Ревизионисты отвечают на это, утверждая, что без последующей индустриализации Англия достигла бы наивысшей точки аграрного цикла Смита и затем по причине истощения земель и инвайронментальной деградации скатилась бы обратно к падению уровня жизни, стандартов питания и воспроизводства. Однако это оспаривается Бреннером и Исеттом (Brenner and Isett 2002), которые показывают, что в начале XVIII в. в Англии все еще наблюдался рост производительности труда, что привело к росту городского населения в два раза без падения общественного здоровья. Этот уникальный первый выход за пределы циклов Смита был плодом капиталистической революции в сельском хозяйстве. Сельское хозяйство Британии могло расти, высвобождая труд. А сельское хозяйство Китая нет.

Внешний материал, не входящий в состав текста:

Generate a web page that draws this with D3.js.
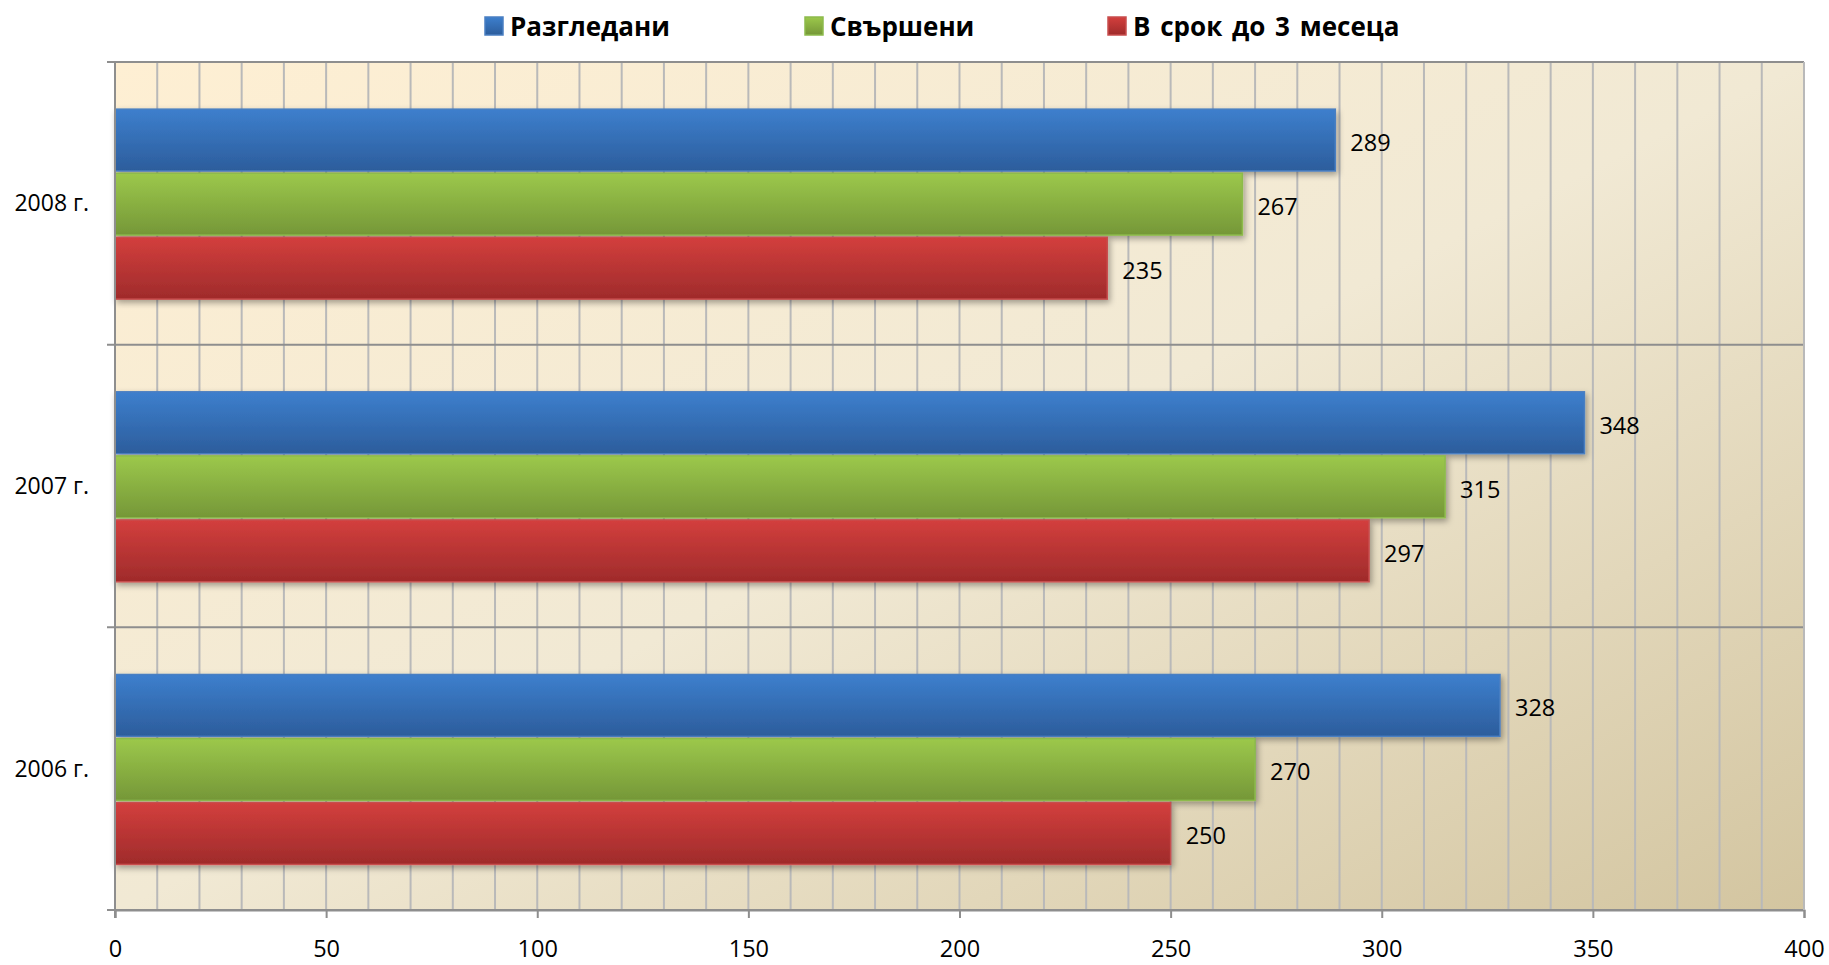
<!DOCTYPE html>
<html><head><meta charset="utf-8">
<script src="https://cdn.jsdelivr.net/npm/d3@7"></script>
<style>html,body{margin:0;padding:0;background:#fff;}svg{display:block;}</style>
</head><body>
<svg id="chart" width="1829" height="965"></svg>
<script>
const categories = ["2008 г.", "2007 г.", "2006 г."];
const seriesNames = ["Разгледани", "Свършени", "В срок до 3 месеца"];
const razgledani = [289, 348, 328];
const svarsheni = [267, 315, 270];
const vSrok = [235, 297, 250];
const xTicks = [0, 50, 100, 150, 200, 250, 300, 350, 400];
const seriesValues = [razgledani, svarsheni, vSrok];

const colors = [
  {top: "#3D7FCD", bot: "#2C5D9C", edge: "#4A7FC2"},
  {top: "#9CC84B", bot: "#759738", edge: "#8DBB4C"},
  {top: "#D33F3D", bot: "#9F2B2B", edge: "#C84E4E"}
];

const svg = d3.select("#chart");
const L = 115, R = 1804, T = 62, B = 910;
const fontFam = "'Open Sans', 'Noto Sans', sans-serif";

const x = d3.scaleLinear().domain([0, 400]).range([L, R]);
const y = d3.scaleBand().domain(categories).range([T, B]).paddingInner(0.328).paddingOuter(0.164);
const ys = d3.scaleBand().domain(d3.range(3)).range([0, y.bandwidth()]).paddingInner(0.035);

const defs = svg.append("defs");
const bg = defs.append("linearGradient").attr("id", "bg").attr("x1", 0).attr("y1", 0).attr("x2", 1).attr("y2", 1);
bg.append("stop").attr("offset", 0).attr("stop-color", "#FEEFD3");
bg.append("stop").attr("offset", 0.5).attr("stop-color", "#F1E9D4");
bg.append("stop").attr("offset", 1).attr("stop-color", "#D3C5A0");
colors.forEach((c, i) => {
  const g = defs.append("linearGradient").attr("id", "g" + i).attr("x1", 0).attr("y1", 0).attr("x2", 0).attr("y2", 1);
  g.append("stop").attr("offset", 0).attr("stop-color", c.top);
  g.append("stop").attr("offset", 1).attr("stop-color", c.bot);
});
const f = defs.append("filter").attr("id", "sh").attr("x", "-5%").attr("y", "-20%").attr("width", "110%").attr("height", "150%");
f.append("feDropShadow").attr("dx", 2).attr("dy", 3).attr("stdDeviation", 3).attr("flood-color", "#000").attr("flood-opacity", 0.35);

// plot background
svg.append("rect").attr("x", L).attr("y", T).attr("width", R - L).attr("height", B - T).attr("fill", "url(#bg)");

// vertical gridlines every 10
svg.append("g").selectAll("line").data(d3.range(10, 401, 10)).join("line")
  .attr("x1", d => x(d)).attr("x2", d => x(d)).attr("y1", T).attr("y2", B)
  .attr("stroke", "#B9B9B9").attr("stroke-width", 2);

// horizontal category boundaries
const bounds = [T].concat(categories.map(c => y(c) - y.step() * 0.164 + y.step()));
svg.append("g").selectAll("line").data(bounds).join("line")
  .attr("x1", L - 8).attr("x2", R).attr("y1", d => d).attr("y2", d => d)
  .attr("stroke", "#8E8E8E").attr("stroke-width", 2);

// bars
const barData = [];
categories.forEach((c, ci) => seriesValues.forEach((s, si) => barData.push({c, si, v: s[ci]})));
const bars = svg.append("g");
bars.selectAll("rect").data(barData).join("rect")
  .attr("x", x(0)).attr("y", d => y(d.c) + ys(d.si) + 0.8)
  .attr("width", d => x(d.v) - x(0)).attr("height", ys.bandwidth())
  .attr("fill", d => `url(#g${d.si})`)
  .attr("stroke", d => colors[d.si].edge).attr("stroke-width", 1.5)
  .attr("filter", "url(#sh)");

// data labels
svg.append("g").selectAll("text").data(barData).join("text")
  .attr("x", d => x(d.v) + 15).attr("y", d => y(d.c) + ys(d.si) + ys.bandwidth() / 2)
  .attr("dy", "0.5em")
  .attr("font-family", fontFam).attr("font-size", 23.5).attr("fill", "#000")
  .text(d => d.v);

// axes
const xAxis = d3.axisBottom(x).tickValues(xTicks).tickSize(8).tickPadding(22).tickFormat(d3.format("d"));
const gx = svg.append("g").attr("transform", `translate(0,${B})`).call(xAxis);
gx.select(".domain").attr("stroke", "#8E8E8E").attr("stroke-width", 2);
gx.selectAll(".tick line").attr("stroke", "#8E8E8E").attr("stroke-width", 2);
gx.selectAll("text").attr("font-family", fontFam).attr("font-size", 23.5).attr("fill", "#000");

svg.append("line").attr("x1", L).attr("x2", L).attr("y1", T).attr("y2", B + 8)
  .attr("stroke", "#8E8E8E").attr("stroke-width", 2);
svg.append("line").attr("x1", R).attr("x2", R).attr("y1", T).attr("y2", B)
  .attr("stroke", "#B9B9B9").attr("stroke-width", 2);

// category labels
svg.append("g").selectAll("text").data(categories).join("text")
  .attr("x", 89).attr("y", d => y(d) + y.bandwidth() / 2).attr("dy", "0.35em")
  .attr("text-anchor", "end").attr("font-family", fontFam).attr("font-size", 23).attr("fill", "#000")
  .text(d => d);

// legend
const legX = [485, 805, 1108];
const leg = svg.append("g").selectAll("g").data(seriesNames).join("g")
  .attr("transform", (d, i) => `translate(${legX[i]},0)`);
leg.append("rect").attr("x", 0).attr("y", 17).attr("width", 18).attr("height", 18)
  .attr("fill", (d, i) => `url(#g${i})`).attr("stroke", (d, i) => colors[i].edge).attr("stroke-width", 1.5);
leg.append("text").attr("x", 25).attr("y", 35.5)
  .attr("font-family", fontFam).attr("font-weight", "bold").attr("font-size", 26).attr("fill", "#000")
  .attr("word-spacing", 3)
  .text(d => d);
</script>
</body></html>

Промышленность также возникла, абсорбируя высвобожденный труд. Переработка угля в паровую тягу стала энергетическим ядром промышленной революции, и ревизионисты утверждают, что уголь, залегающий вблизи растущих английских промышленных центров, был счастливой случайностью, тогда как Китай также располагал углем, но этот уголь залегал далеко от областей, которые могли бы стать промышленными центрами. Вокруг того, насколько такое сравнение правомерно, идут споры, и пока не ясно, чья позиция одержит верх. Уже к 1700 г. Англия производила угля в пять раз больше, чем остальные страны мира, вместе взятые, и в пятьдесят раз больше, чем Китай; уголь питал всю английскую промышленность. Европейские рынки капитала также были намного более развитыми по сравнению с их китайскими аналогами. В то время китайские ставки обычно составляли 8-ю%, европейские ставки были на этом уровне уже в XIV в., а к середине XVIII в. и вовсе опустились до 3–4% (Epstein 2000). Это означает, что Европа обладала более надежным финансовым регулированием и правами собственности к 1700 г.